After the socialist François Mitterrand became president in 1981 and the far-right Jean-Marie Le Pen began to loom large on the political stage, Médecin went on record as saying ‘I’m 99% in agreement with the Front National’. He also approved the system of apartheid (still in force in South Africa) by twinning Nice with the city of Cape Town.

In 1979 Médecin remarried, this time to Ilene Joy Graham, allegedly an heiress to the Max Factor fortune (in fact Ilene was a struggling American businesswoman until she met Médecin). At this point, with his tax arrears in France mounting steadily, ‘Jacquou’ began feathering his nest in California. In 1990, he embezzled 2.5m francs that had been donated by the state to the Nice Opera Association. He got his secretary Elisabeth Arnulf to deposit the sum in cash in his personal bank account.

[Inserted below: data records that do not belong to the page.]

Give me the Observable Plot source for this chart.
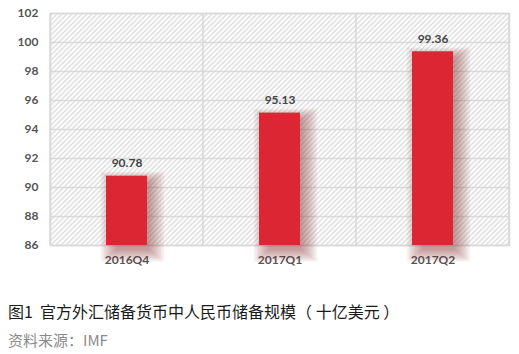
<!DOCTYPE html>
<html><head><meta charset="utf-8">
<script src="https://cdn.jsdelivr.net/npm/d3@7"></script>
<script src="https://cdn.jsdelivr.net/npm/@observablehq/plot@0.6"></script>
<style>
body{margin:0;background:#fff;width:519px;height:354px;overflow:hidden;}
#chart{position:absolute;left:0;top:0;}
.title{position:absolute;left:8px;top:301px;font-family:"Noto Sans CJK SC";font-size:16px;line-height:20px;color:#1a1a1a;white-space:nowrap;}
.source{position:absolute;left:8px;top:330px;font-family:"Noto Sans CJK SC";font-size:15px;line-height:20px;color:#8a8a8a;white-space:nowrap;}
</style></head>
<body>
<div id="chart"></div>
<div class="title">图1&nbsp; 官方外汇储备货币中人民币储备规模（ 十亿美元 ）</div>
<div class="source">资料来源：IMF</div>
<script>
const categories = ["2016Q4", "2017Q1", "2017Q2"];
const values = [90.78, 95.13, 99.36];
const yTicks = [86, 88, 90, 92, 94, 96, 98, 100, 102];
const data = categories.map((c, i) => ({cat: c, value: values[i]}));

// soft shadow approximated with stacked translucent bars
const shadowLayers = [0, 1, 2, 3, 4, 5, 6, 7, 8, 9].map(k =>
  Plot.barY(data, {
    x: "cat", y1: 86, y2: "value",
    dx: 6, dy: 3,
    insetLeft: -k * 1.7 + 4, insetRight: -k * 1.7 + 4, insetTop: -k * 1.2 + 4, insetBottom: -k * 1.3 - 2,
    fill: "#7a1c1c", fillOpacity: 0.055
  })
);

const plot = Plot.plot({
  width: 519, height: 280,
  marginTop: 13, marginBottom: 35, marginLeft: 50, marginRight: 10,
  style: {fontFamily: "Lato", fontSize: "12px", color: "#555", background: "transparent"},
  x: {domain: categories, paddingInner: 0.73, paddingOuter: 0.365, label: null, tickSize: 0, tickPadding: 10},
  y: {domain: [86, 102], ticks: yTicks, label: null, tickSize: 0, tickPadding: 12, tickFormat: d => d},
  marks: [
    Plot.frame({fill: "url(#hatch)", stroke: "#d9d9d9", strokeWidth: 1.5}),
    Plot.ruleY(yTicks, {stroke: "#d9d9d9", strokeWidth: 1.5}),
    ...shadowLayers,
    Plot.barY(data, {x: "cat", y1: 86, y2: "value", fill: "#dc2634"}),
    Plot.text(data, {x: "cat", y: "value", text: d => d.value.toFixed(2), dy: -13, fill: "#444", fontWeight: "bold", fontSize: 12})
  ]
});
document.getElementById("chart").appendChild(plot);

const svg = d3.select(plot);
const defs = svg.insert("defs", ":first-child");
const pat = defs.append("pattern").attr("id", "hatch").attr("patternUnits", "userSpaceOnUse")
  .attr("width", 5).attr("height", 5);
pat.append("rect").attr("width", 5).attr("height", 5).attr("fill", "#fcfcfc");
pat.append("path").attr("d", "M-1,1 l2,-2 M0,5 l5,-5 M4,6 l2,-2").attr("stroke", "#c4c4c4").attr("stroke-width", 1);

// vertical gridlines at band boundaries, from the library's x scale
const xs = plot.scale("x"), ys = plot.scale("y");
const step = xs.step;
const bounds = categories.map(c => xs.apply(c) - (step - xs.bandwidth) / 2);
bounds.push(bounds[bounds.length - 1] + step);
const gridG = svg.insert("g", 'g[aria-label="bar"]');
gridG.selectAll("line").data(bounds).join("line")
  .attr("x1", d => d).attr("x2", d => d)
  .attr("y1", ys.apply(102)).attr("y2", ys.apply(86))
  .attr("stroke", "#d9d9d9").attr("stroke-width", 1.5);

svg.selectAll('g[aria-label="x-axis tick label"] text, g[aria-label="y-axis tick label"] text').attr("font-weight", "bold");
</script>
</body></html>
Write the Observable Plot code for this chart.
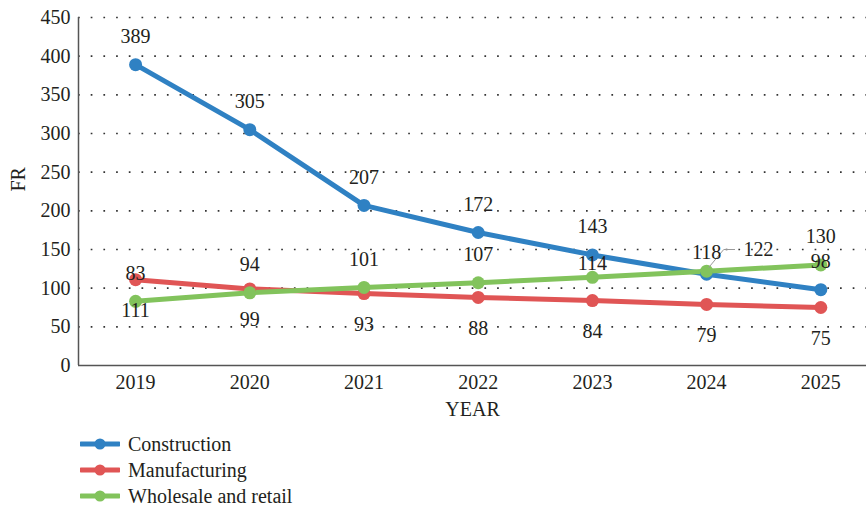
<!DOCTYPE html>
<html>
<head>
<meta charset="utf-8">
<script src="https://cdn.jsdelivr.net/npm/d3@7"></script>
<script src="https://cdn.jsdelivr.net/npm/@observablehq/plot@0.6"></script>
<style>
  body { margin: 0; background: #fff; font-family: "Liberation Serif", "Times New Roman", serif; color: #231f20; }
  #legend { padding: 11px 0 0 80px; }
  .row { display: flex; align-items: center; height: 26px; font-size: 20px; }
  .row svg { margin-right: 8px; }
</style>
</head>
<body>
<div id="chart"></div>
<div id="legend"></div>
<script>
const years = [2019, 2020, 2021, 2022, 2023, 2024, 2025];
const seriesNames = ["Construction", "Manufacturing", "Wholesale and retail"];
const construction = [389, 305, 207, 172, 143, 118, 98];
const manufacturing = [111, 99, 93, 88, 84, 79, 75];
const wholesale = [83, 94, 101, 107, 114, 122, 130];
const colors = ["#2f81c3", "#e05555", "#82c35c"];
const yTicks = [0, 50, 100, 150, 200, 250, 300, 350, 400, 450];

const valuesBySeries = [construction, manufacturing, wholesale];
const data = [];
seriesNames.forEach((s, i) => years.forEach((y, j) => data.push({series: s, year: y, value: valuesBySeries[i][j]})));

const color = {domain: seriesNames, range: colors};
const textColor = "#231f20";
const font = "'Liberation Serif', 'Times New Roman', serif";

// label placement as in the original: construction and wholesale above, manufacturing below,
// wholesale 2024 moved right with a leader line
const labelDy = d => {
  if (d.series === "Manufacturing") return 31;
  if (d.series === "Wholesale and retail" && d.year === 2023) return -14;
  if (d.series === "Construction" && d.year === 2024) return -22;
  return -28;
};
const inPlace = data.filter(d => !(d.series === "Wholesale and retail" && d.year === 2024));
const moved = data.filter(d => d.series === "Wholesale and retail" && d.year === 2024);

const chart = Plot.plot({
  width: 866,
  height: 420,
  marginLeft: 78,
  marginRight: 0,
  marginTop: 17,
  marginBottom: 55,
  style: {fontFamily: font, fontSize: "20px", color: textColor, background: "#fff"},
  x: {domain: [2018.5, 2025.4]},
  y: {domain: [0, 450]},
  color,
  marks: [
    Plot.gridY(yTicks.filter(t => t > 0), {stroke: "#333", strokeOpacity: 1, strokeWidth: 1.7, strokeDasharray: "1.7,11"}),
    Plot.ruleY([0], {stroke: "#555", strokeWidth: 1.5}),
    Plot.ruleX([2018.5], {stroke: "#555", strokeWidth: 1.5}),
    Plot.axisY({ticks: yTicks, tickSize: 0, tickPadding: 8, label: null, fontSize: 20, fill: textColor}),
    Plot.axisX({ticks: years, tickFormat: "d", tickSize: 0, tickPadding: 9, label: null, fontSize: 20, fill: textColor}),
    Plot.text(["FR"], {frameAnchor: "left", dx: -60, rotate: -90, fontSize: 20, fill: textColor}),
    Plot.text(["YEAR"], {frameAnchor: "bottom", dy: 50, fontSize: 20, fill: textColor}),
    Plot.line(data, {x: "year", y: "value", stroke: "series", z: "series", strokeWidth: 5}),
    Plot.dot(data, {x: "year", y: "value", fill: "series", r: 6.5}),
    Plot.line(moved.flatMap(d => [
      {x: d.year + 0.02, y: d.value + 5},
      {x: d.year + 0.15, y: d.value + 28},
      {x: d.year + 0.245, y: d.value + 28}
    ]), {x: "x", y: "y", stroke: "#999", strokeWidth: 1}),
    ...[31, -14, -22, -28].map(off =>
      Plot.text(inPlace.filter(d => labelDy(d) === off), {x: "year", y: "value", text: d => String(d.value), dy: off, fontSize: 20, fill: textColor})
    ),
    Plot.text(moved, {x: "year", y: "value", text: d => String(d.value), dx: 52, dy: -22, fontSize: 20, fill: textColor})
  ]
});
document.getElementById("chart").append(chart);

const legend = document.getElementById("legend");
seriesNames.forEach((s, i) => {
  const row = document.createElement("div");
  row.className = "row";
  row.innerHTML = `<svg width="40" height="14"><line x1="1" x2="39" y1="7" y2="7" stroke="${colors[i]}" stroke-width="5" stroke-linecap="round"/><circle cx="20" cy="7" r="5.5" fill="${colors[i]}"/></svg><span>${s}</span>`;
  legend.append(row);
});
</script>
</body>
</html>
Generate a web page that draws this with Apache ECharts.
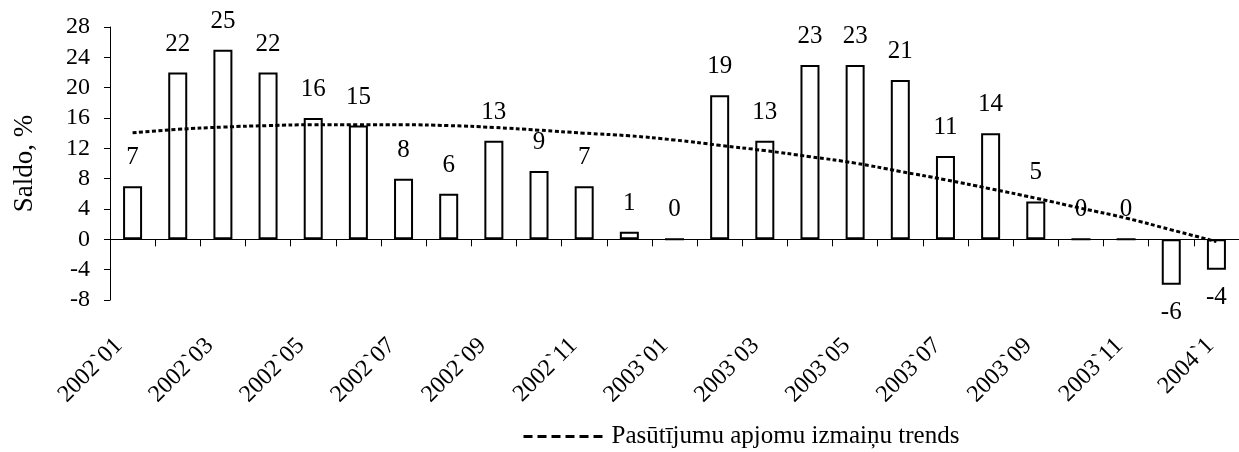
<!DOCTYPE html>
<html>
<head>
<meta charset="utf-8">
<script src="https://cdn.jsdelivr.net/npm/echarts@6/dist/echarts.min.js"></script>
<style>
  html, body { margin: 0; padding: 0; background: #fff; }
  #main { width: 1239px; height: 452px; }
</style>
</head>
<body>
<div id="main"></div>
<script>
// months
var categories = ['2002`01', '2002`02', '2002`03', '2002`04', '2002`05', '2002`06', '2002`07', '2002`08', '2002`09', '2002`10', '2002`11', '2002`12',
	'2003`01', '2003`02', '2003`03', '2003`04', '2003`05', '2003`06', '2003`07', '2003`08', '2003`09', '2003`10', '2003`11', '2003`12', '2004`1'];
// saldo, %
var saldo = [7, 22, 25, 22, 16, 15, 8, 6, 13, 9, 7, 1, 0, 19, 13, 23, 23, 21, 11, 14, 5, 0, 0, -6, -4];
// trend line
var trend = [14.05, 14.5, 14.8, 15.0, 15.1, 15.1, 15.1, 15.0, 14.75, 14.4, 14.0, 13.65, 13.1, 12.4, 11.7, 10.9, 10.05, 8.95, 7.85, 6.66, 5.43, 4.1, 2.8, 1.25, -0.3];
var yTicks = { min: -8, max: 28, interval: 4 };
var trendName = 'Pasūtījumu apjomu izmaiņu trends';

var font = '"Liberation Serif", "Times New Roman", Times, serif';
var myChart = echarts.init(document.getElementById('main'));

var option = {
	animation: false,
	textStyle: { fontFamily: font, color: '#000' },
	grid: [
		{ left: 110, top: 27, bottom: 152, width: 1137 },
		// only carries the rotated month labels
		{ left: 96, top: 27, bottom: 152, width: 1137 }
	],
	legend: {
		data: [trendName],
		left: 522,
		top: 424,
		padding: 0,
		itemWidth: 83,
		itemHeight: 14,
		itemGap: 5,
		itemStyle: { opacity: 0 },
		lineStyle: { type: [9, 5], width: 3 },
		textStyle: { fontFamily: font, fontSize: 25, color: '#000' }
	},
	xAxis: [{
		type: 'category',
		gridIndex: 0,
		data: categories,
		axisLine: { onZero: true, lineStyle: { color: '#000', width: 1 } },
		axisTick: { show: true, interval: 0, length: 7, lineStyle: { color: '#000' } },
		axisLabel: { show: false }
	}, {
		type: 'category',
		gridIndex: 1,
		data: categories,
		axisLine: { show: false },
		axisTick: { show: false },
		axisLabel: {
			interval: 1,
			rotate: 45,
			margin: 42,
			fontFamily: font,
			fontSize: 24,
			color: '#000'
		}
	}],
	yAxis: [{
		type: 'value',
		gridIndex: 0,
		min: yTicks.min,
		max: yTicks.max,
		interval: yTicks.interval,
		name: 'Saldo, %',
		nameLocation: 'middle',
		nameGap: 72,
		nameTextStyle: { fontFamily: font, fontSize: 27, color: '#000' },
		axisLine: { show: true, lineStyle: { color: '#000', width: 1 } },
		axisTick: { show: true, length: 6, lineStyle: { color: '#000' } },
		axisLabel: { margin: 20, fontFamily: font, fontSize: 24, color: '#000' },
		splitLine: { show: false }
	}, {
		type: 'value',
		gridIndex: 1,
		min: yTicks.min,
		max: yTicks.max,
		show: false
	}],
	series: [{
		name: 'Saldo',
		type: 'bar',
		xAxisIndex: 0,
		yAxisIndex: 0,
		data: saldo,
		barWidth: 19,
		itemStyle: { color: '#fff', borderColor: '#000', borderWidth: 2 },
		label: {
			show: true,
			position: 'top',
			distance: 16,
			fontFamily: font,
			fontSize: 25,
			color: '#000'
		},
		z: 2
	}, {
		name: trendName,
		type: 'line',
		xAxisIndex: 0,
		yAxisIndex: 0,
		data: trend,
		symbol: 'none',
		smooth: true,
		lineStyle: { color: '#000', width: 3, type: [4, 2.5] },
		itemStyle: { color: '#000' },
		z: 3
	}]
};

// negative bars get their label underneath
option.series[0].data = saldo.map(function (v) {
	return v < 0 ? { value: v, label: { position: 'bottom', distance: 15 } } : v;
});

myChart.setOption(option);
</script>
</body>
</html>
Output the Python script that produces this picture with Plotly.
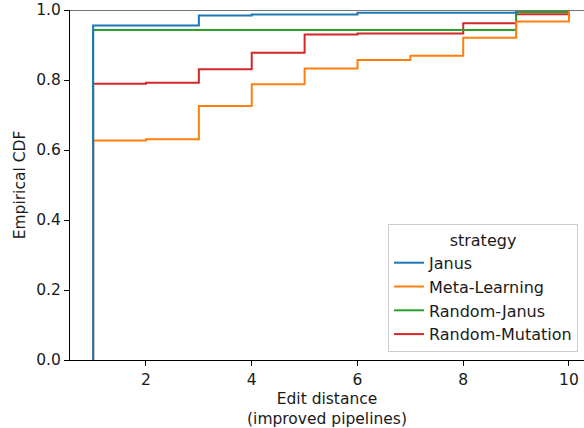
import plotly.graph_objects as go

# Step positions (edit distance) and empirical CDF levels after each step
janus_x = [1, 1, 3, 4, 6, 9]
janus_y = [0, 0.956, 0.984, 0.987, 0.992, 1.0]

meta_x = [1, 1, 2, 3, 4, 5, 6, 7, 8, 9, 10]
meta_y = [0, 0.627, 0.631, 0.726, 0.788, 0.833, 0.857, 0.869, 0.921, 0.967, 1.0]

rjanus_x = [1, 1, 9, 10]
rjanus_y = [0, 0.943, 0.994, 1.0]

rmut_x = [1, 1, 2, 3, 4, 5, 6, 8, 9, 10]
rmut_y = [0, 0.789, 0.792, 0.831, 0.878, 0.930, 0.933, 0.962, 0.988, 1.0]

names = ["Janus", "Meta-Learning", "Random-Janus", "Random-Mutation"]
colors = ["#1f77b4", "#ff7f0e", "#2ca02c", "#d62728"]
series = [(janus_x, janus_y), (meta_x, meta_y), (rjanus_x, rjanus_y), (rmut_x, rmut_y)]

x_ticks = [2, 4, 6, 8, 10]
y_ticks = [0.0, 0.2, 0.4, 0.6, 0.8, 1.0]

fig = go.Figure()
# draw in reverse so the first strategy sits on top
for i in reversed(range(len(names))):
    xs, ys = series[i]
    fig.add_trace(go.Scatter(
        x=xs, y=ys, mode="lines", name=names[i],
        line=dict(color=colors[i], width=2, shape="hv"),
        legendrank=i + 1,
    ))

fig.add_shape(type="line", xref="paper", yref="y", x0=0, x1=1, y0=1, y1=1,
              line=dict(color="#777777", width=2))

font = "DejaVu Sans"
fs = 15.5
lfs = 16
fig.update_layout(
    width=584, height=428,
    margin=dict(l=70, r=0, t=10, b=68),
    plot_bgcolor="white", paper_bgcolor="white",
    font=dict(family=font, size=fs, color="#1a1a1a"),
    showlegend=True,
    legend=dict(
        title=dict(text="strategy", side="top center", font=dict(size=lfs)),
        font=dict(size=lfs),
        x=(388 - 70) / 514, xanchor="left", y=(360 - 224) / 350, yanchor="top",
        bgcolor="rgba(255,255,255,0.8)", bordercolor="#cccccc", borderwidth=1,
        traceorder="normal",
    ),
    xaxis=dict(
        range=[0.563, 10.284], tickvals=x_ticks, ticktext=[str(v) for v in x_ticks],
        showgrid=False, zeroline=False, showline=True, linecolor="black", linewidth=1,
        ticks="outside", ticklen=5, tickcolor="black", tickfont=dict(size=fs),
        title=dict(text="Edit distance<br>(improved pipelines)", standoff=6,
                   font=dict(size=fs)),
    ),
    yaxis=dict(
        range=[0, 1], tickvals=y_ticks, ticktext=[f"{v:.1f}" for v in y_ticks],
        showgrid=False, zeroline=False, showline=True, linecolor="black", linewidth=1,
        ticks="outside", ticklen=5, tickcolor="black", tickfont=dict(size=fs),
        title=dict(text="Empirical CDF", standoff=6, font=dict(size=fs)),
    ),
)

fig.write_html("out.html")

The chickens were by now beginning to come home to roost. In 1990, while on an visit to Japan, Médecin decided not to return to Nice – to the stupefaction of his supporters back home – and to hole up in Punta del Este, a seaside resort in Uruguay, where he had taken the precaution of building himself a luxurious villa. But the long arm of the French tax authorities finally caught up with him. He was extradited back to France in 1995, where he received a relatively light two-year prison sentence for his wheeling and dealing. Médecin returned to Uruguay, where he died in 1998 after trying his hand at selling tee shirts and satellite dishes.

In his obituary of Médecin in the Independent, John Lichfield described him as ‘a lovable rogue’, but added ‘lovable to some at any rate. To others, he was a crook, an embezzler, a womaniser, a fantasist and a racist.’

Médecin may even have been worse than that. In the 1980s, he and his wife, Ilene, befriended an American woman, Claudette Pezenas-Berke, who began to do some secretarial work for them. At first she was paid a salary by Médecin. Then the funds dried up – a familiar experience to many owed money by ‘Jacqou’. By 1985 Pezenas-Berke was owed some $10,000 in back salary. At this point, she threatened to expose some of the mayor’s less than wholesome activities down the years. Fearing for her safety, she returned to the US. In an interview with a French television channel in October 1985 she alleged that both ‘Jacquou’ and Ilene had told her she was ‘as good as dead’, on a tape she had taken the precaution of recording. In August 1989, Pezenas-Berke was roughed up at her home by two unknown men. A week later, she was found dead in her jacuzzi, still wearing her jewellery and with her hair in curlers. Her inquest reported her as having been drowned by person(s) unknown.

The fact remains, however, that despite the dubious nature of the ‘author’ of Cuisine Niçoise, he can at least be thanked for allowing Tanta Mietta’s excellent recipes to live on.